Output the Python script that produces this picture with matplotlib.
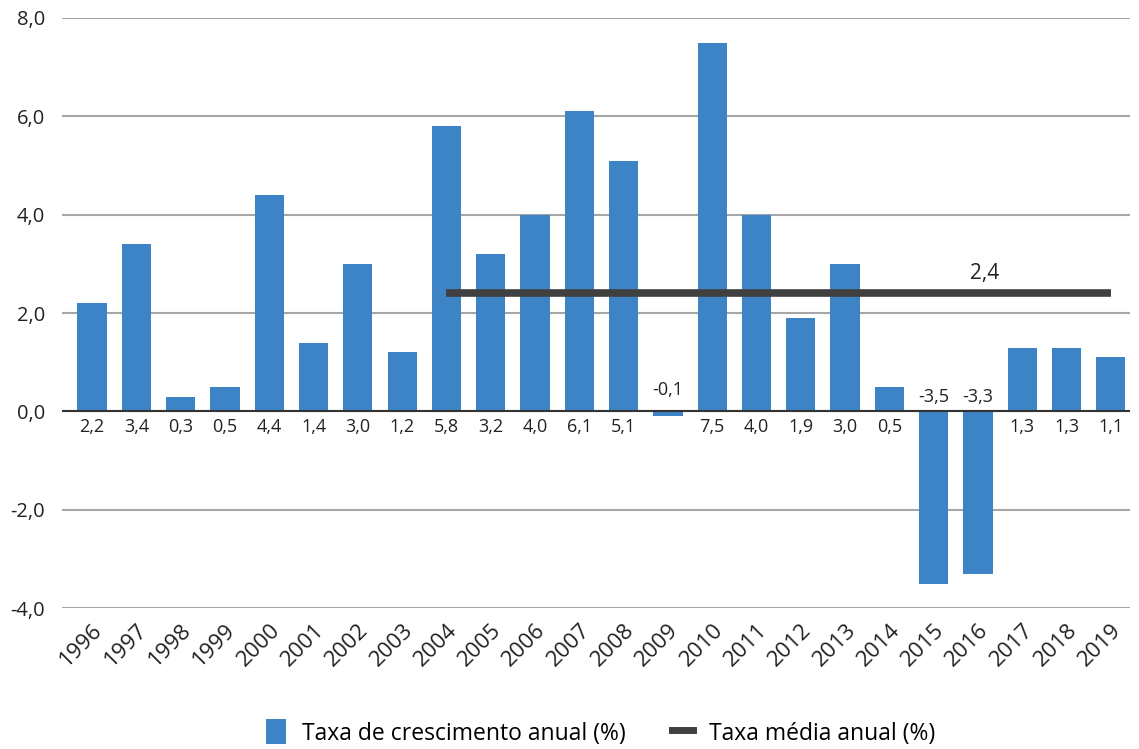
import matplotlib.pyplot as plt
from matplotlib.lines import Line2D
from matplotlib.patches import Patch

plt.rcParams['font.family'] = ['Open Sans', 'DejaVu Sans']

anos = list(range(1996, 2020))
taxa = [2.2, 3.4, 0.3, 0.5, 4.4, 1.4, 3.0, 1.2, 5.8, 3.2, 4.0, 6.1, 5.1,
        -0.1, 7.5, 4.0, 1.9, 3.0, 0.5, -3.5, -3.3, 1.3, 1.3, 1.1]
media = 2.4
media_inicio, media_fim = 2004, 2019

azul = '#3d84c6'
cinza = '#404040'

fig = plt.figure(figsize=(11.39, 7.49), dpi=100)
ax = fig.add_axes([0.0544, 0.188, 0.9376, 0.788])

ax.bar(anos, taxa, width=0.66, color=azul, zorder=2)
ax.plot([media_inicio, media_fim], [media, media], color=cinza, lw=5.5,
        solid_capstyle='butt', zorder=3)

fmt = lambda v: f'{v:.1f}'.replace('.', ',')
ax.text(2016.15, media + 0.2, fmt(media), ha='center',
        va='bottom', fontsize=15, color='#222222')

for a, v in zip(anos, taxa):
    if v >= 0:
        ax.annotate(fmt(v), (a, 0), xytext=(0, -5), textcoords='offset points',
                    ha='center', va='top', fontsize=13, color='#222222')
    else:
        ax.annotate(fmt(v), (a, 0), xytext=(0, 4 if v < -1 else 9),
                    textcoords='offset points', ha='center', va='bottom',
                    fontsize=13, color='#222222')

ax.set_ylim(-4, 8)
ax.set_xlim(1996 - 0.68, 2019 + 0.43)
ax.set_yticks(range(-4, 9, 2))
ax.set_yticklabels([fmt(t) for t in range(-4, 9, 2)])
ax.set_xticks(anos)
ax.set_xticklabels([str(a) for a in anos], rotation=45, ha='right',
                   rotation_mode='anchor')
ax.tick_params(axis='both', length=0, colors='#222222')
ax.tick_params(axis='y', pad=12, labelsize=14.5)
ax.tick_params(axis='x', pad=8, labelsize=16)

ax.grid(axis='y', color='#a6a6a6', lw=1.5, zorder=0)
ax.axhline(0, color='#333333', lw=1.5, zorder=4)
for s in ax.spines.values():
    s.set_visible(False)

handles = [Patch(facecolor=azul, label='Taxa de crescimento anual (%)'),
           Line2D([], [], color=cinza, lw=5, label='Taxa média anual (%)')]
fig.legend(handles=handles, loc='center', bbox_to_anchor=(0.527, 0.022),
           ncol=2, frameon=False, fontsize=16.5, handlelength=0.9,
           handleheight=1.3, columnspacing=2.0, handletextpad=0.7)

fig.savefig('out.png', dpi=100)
━━━━━━━━
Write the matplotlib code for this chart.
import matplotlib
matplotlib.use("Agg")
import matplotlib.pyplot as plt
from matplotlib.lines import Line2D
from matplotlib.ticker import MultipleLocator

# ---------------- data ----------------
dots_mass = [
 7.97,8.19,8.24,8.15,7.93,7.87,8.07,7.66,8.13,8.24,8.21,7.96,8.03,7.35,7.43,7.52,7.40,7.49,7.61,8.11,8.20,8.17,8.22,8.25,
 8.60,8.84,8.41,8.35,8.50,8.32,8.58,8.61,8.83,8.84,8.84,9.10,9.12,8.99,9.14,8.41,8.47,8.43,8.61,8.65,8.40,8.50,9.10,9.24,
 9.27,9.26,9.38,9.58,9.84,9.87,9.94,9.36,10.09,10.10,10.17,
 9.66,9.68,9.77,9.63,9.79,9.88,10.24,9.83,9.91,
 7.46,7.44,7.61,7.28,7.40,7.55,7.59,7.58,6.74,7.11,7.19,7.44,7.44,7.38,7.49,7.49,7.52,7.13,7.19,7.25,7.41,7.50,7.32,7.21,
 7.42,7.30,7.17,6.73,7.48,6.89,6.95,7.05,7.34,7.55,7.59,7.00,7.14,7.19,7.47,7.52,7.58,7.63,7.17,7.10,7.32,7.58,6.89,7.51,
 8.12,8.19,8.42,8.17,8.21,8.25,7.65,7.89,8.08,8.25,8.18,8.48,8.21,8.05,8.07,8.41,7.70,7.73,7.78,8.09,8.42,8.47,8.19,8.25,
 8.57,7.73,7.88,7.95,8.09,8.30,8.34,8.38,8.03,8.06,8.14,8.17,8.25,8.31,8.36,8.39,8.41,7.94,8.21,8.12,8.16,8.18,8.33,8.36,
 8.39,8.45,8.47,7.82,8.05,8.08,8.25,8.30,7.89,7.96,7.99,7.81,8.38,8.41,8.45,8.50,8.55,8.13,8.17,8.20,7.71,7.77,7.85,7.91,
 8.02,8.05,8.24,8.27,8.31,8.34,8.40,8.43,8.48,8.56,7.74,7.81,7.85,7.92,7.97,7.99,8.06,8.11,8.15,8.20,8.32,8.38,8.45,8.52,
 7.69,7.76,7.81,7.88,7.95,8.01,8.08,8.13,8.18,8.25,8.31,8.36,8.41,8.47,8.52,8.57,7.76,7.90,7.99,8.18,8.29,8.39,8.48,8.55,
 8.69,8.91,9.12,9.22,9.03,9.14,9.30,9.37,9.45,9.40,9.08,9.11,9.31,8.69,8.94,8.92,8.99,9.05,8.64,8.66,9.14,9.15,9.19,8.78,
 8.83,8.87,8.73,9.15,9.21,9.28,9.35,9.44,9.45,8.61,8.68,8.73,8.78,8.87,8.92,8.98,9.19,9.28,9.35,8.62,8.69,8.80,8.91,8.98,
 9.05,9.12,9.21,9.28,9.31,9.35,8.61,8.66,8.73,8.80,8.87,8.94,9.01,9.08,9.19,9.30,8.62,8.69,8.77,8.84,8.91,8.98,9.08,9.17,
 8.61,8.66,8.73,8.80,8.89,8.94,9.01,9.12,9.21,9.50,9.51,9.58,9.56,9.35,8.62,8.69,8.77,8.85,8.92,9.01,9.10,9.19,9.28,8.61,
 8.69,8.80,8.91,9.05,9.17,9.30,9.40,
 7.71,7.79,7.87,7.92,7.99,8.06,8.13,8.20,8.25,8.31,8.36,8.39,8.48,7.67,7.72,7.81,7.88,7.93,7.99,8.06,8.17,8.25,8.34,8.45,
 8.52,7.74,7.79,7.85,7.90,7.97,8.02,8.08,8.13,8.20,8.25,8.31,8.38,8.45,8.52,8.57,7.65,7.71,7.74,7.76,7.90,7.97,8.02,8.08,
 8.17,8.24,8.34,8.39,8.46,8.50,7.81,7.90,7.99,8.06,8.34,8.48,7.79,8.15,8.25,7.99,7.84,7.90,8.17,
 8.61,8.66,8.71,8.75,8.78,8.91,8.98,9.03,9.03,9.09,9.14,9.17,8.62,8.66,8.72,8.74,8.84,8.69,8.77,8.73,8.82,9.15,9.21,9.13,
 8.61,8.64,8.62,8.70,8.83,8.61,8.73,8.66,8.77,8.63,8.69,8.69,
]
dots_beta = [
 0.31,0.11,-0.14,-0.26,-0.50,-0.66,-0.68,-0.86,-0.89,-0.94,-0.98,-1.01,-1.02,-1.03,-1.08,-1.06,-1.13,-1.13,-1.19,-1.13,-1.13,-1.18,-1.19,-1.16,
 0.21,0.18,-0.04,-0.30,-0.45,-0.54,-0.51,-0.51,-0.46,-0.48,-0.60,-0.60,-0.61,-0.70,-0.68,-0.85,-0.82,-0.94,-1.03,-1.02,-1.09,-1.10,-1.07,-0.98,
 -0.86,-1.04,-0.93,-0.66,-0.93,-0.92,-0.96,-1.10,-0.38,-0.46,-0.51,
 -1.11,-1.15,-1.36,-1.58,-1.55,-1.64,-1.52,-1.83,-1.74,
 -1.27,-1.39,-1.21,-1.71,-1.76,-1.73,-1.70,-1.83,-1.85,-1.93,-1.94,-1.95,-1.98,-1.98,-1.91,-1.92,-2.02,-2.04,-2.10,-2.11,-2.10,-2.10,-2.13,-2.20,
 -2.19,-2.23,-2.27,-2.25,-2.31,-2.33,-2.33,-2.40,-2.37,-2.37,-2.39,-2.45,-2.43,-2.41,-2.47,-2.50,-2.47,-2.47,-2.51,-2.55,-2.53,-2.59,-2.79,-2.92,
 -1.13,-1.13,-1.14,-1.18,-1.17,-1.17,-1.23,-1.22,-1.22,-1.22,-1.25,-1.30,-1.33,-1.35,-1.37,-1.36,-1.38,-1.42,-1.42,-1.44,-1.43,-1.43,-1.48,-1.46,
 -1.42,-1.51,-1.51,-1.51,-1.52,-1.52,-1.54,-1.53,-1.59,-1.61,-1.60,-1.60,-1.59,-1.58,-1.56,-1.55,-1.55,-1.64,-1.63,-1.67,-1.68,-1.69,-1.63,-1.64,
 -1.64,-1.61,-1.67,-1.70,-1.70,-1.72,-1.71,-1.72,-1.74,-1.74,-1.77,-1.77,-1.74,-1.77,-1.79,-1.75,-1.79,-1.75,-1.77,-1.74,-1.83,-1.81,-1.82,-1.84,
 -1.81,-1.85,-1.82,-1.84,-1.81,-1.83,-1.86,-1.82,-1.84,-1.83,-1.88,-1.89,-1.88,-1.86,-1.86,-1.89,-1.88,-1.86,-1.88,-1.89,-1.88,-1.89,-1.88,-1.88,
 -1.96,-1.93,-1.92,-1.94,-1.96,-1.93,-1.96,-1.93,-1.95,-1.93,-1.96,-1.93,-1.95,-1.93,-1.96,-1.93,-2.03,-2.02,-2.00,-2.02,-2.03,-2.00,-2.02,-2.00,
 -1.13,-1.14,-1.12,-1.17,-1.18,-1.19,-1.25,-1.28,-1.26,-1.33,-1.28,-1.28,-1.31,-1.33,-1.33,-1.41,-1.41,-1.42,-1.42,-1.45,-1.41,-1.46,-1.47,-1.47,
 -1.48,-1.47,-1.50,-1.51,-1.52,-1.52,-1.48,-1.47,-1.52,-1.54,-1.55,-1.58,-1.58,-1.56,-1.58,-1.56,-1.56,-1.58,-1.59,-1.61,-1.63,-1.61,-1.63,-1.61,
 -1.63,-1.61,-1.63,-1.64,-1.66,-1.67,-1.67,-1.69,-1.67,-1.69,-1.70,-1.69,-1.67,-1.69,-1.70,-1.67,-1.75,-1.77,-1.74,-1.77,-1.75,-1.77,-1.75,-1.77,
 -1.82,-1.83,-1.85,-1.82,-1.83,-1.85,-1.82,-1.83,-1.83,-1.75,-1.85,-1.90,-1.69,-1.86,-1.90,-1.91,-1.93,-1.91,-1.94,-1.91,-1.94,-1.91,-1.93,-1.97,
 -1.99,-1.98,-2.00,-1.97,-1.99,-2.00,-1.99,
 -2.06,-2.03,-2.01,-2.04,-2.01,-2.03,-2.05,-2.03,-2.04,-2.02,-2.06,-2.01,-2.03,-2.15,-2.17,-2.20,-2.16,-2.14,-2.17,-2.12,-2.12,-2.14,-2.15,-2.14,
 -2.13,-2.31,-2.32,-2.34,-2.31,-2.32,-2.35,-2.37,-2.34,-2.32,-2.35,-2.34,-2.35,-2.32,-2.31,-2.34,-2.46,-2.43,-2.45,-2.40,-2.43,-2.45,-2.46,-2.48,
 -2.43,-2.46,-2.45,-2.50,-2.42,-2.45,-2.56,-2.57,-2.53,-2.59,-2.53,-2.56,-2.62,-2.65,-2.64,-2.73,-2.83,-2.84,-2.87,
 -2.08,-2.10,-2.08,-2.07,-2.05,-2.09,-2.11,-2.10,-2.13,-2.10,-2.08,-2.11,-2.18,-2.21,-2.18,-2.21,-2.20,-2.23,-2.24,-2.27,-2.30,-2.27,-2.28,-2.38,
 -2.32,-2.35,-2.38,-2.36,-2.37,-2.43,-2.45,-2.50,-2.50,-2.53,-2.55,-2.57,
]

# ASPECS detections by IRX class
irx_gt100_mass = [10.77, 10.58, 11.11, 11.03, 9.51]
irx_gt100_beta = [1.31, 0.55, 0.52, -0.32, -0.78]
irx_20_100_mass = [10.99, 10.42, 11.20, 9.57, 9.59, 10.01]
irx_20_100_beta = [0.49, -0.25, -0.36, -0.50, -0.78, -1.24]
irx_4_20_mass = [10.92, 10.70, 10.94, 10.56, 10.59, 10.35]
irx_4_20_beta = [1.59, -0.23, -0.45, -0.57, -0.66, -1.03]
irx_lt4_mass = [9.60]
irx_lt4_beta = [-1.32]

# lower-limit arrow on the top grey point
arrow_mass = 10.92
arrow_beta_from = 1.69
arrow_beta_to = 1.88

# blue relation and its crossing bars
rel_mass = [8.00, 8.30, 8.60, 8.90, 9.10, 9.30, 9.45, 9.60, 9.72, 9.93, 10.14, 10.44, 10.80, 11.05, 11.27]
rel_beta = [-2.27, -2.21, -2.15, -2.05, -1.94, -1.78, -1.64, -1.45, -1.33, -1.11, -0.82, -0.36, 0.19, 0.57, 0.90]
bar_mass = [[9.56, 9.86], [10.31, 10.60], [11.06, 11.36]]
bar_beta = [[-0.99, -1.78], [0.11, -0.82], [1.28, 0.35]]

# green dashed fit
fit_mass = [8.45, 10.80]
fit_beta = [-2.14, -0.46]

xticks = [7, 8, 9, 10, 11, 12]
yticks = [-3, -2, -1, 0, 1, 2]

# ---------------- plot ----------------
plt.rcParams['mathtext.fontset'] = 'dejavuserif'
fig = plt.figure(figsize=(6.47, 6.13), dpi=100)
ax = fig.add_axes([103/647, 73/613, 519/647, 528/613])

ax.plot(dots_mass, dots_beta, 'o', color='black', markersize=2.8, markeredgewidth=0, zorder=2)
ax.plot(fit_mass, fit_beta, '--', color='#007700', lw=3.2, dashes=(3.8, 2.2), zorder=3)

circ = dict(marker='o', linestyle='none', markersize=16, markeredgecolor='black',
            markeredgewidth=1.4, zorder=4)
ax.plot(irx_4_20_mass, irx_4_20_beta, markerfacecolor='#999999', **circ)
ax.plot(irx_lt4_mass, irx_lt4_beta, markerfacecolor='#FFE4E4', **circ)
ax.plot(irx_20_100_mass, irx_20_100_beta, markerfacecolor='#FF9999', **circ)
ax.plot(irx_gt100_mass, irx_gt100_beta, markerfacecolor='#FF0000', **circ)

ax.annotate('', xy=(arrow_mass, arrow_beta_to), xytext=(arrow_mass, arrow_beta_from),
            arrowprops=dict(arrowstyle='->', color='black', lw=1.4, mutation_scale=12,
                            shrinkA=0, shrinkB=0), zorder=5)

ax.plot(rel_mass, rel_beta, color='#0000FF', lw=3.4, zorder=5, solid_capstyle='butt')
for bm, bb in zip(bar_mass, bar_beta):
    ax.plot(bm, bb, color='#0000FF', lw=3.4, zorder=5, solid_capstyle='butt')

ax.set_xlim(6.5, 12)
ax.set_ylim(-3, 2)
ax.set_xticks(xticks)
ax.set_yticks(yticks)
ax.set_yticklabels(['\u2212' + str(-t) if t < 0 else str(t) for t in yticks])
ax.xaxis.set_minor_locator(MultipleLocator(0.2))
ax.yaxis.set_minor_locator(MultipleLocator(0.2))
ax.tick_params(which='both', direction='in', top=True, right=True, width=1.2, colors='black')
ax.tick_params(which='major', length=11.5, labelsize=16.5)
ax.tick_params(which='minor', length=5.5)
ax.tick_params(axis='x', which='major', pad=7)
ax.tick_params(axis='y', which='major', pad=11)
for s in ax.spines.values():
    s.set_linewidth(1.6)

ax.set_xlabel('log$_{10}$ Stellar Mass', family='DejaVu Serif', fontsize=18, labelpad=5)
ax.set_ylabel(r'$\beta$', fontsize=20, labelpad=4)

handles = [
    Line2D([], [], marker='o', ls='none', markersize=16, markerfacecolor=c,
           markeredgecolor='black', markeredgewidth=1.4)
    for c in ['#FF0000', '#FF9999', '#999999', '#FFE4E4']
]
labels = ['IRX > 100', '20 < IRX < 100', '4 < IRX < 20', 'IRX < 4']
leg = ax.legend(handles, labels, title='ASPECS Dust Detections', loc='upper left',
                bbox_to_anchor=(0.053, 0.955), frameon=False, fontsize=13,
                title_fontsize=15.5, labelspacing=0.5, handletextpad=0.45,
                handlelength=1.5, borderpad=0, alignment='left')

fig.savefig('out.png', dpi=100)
━━━━━━━━
Leave out the pictures and give again exactly the lines from the one with "Output the Python" through the one with "va='bottom', fontsize=15, color='#222222')", and no others.

(SOLUTION FOR THIS EXERCISE):
Output the Python script that produces this picture with matplotlib.
import matplotlib.pyplot as plt
from matplotlib.lines import Line2D
from matplotlib.patches import Patch

plt.rcParams['font.family'] = ['Open Sans', 'DejaVu Sans']

anos = list(range(1996, 2020))
taxa = [2.2, 3.4, 0.3, 0.5, 4.4, 1.4, 3.0, 1.2, 5.8, 3.2, 4.0, 6.1, 5.1,
        -0.1, 7.5, 4.0, 1.9, 3.0, 0.5, -3.5, -3.3, 1.3, 1.3, 1.1]
media = 2.4
media_inicio, media_fim = 2004, 2019

azul = '#3d84c6'
cinza = '#404040'

fig = plt.figure(figsize=(11.39, 7.49), dpi=100)
ax = fig.add_axes([0.0544, 0.188, 0.9376, 0.788])

ax.bar(anos, taxa, width=0.66, color=azul, zorder=2)
ax.plot([media_inicio, media_fim], [media, media], color=cinza, lw=5.5,
        solid_capstyle='butt', zorder=3)

fmt = lambda v: f'{v:.1f}'.replace('.', ',')
ax.text(2016.15, media + 0.2, fmt(media), ha='center',
        va='bottom', fontsize=15, color='#222222')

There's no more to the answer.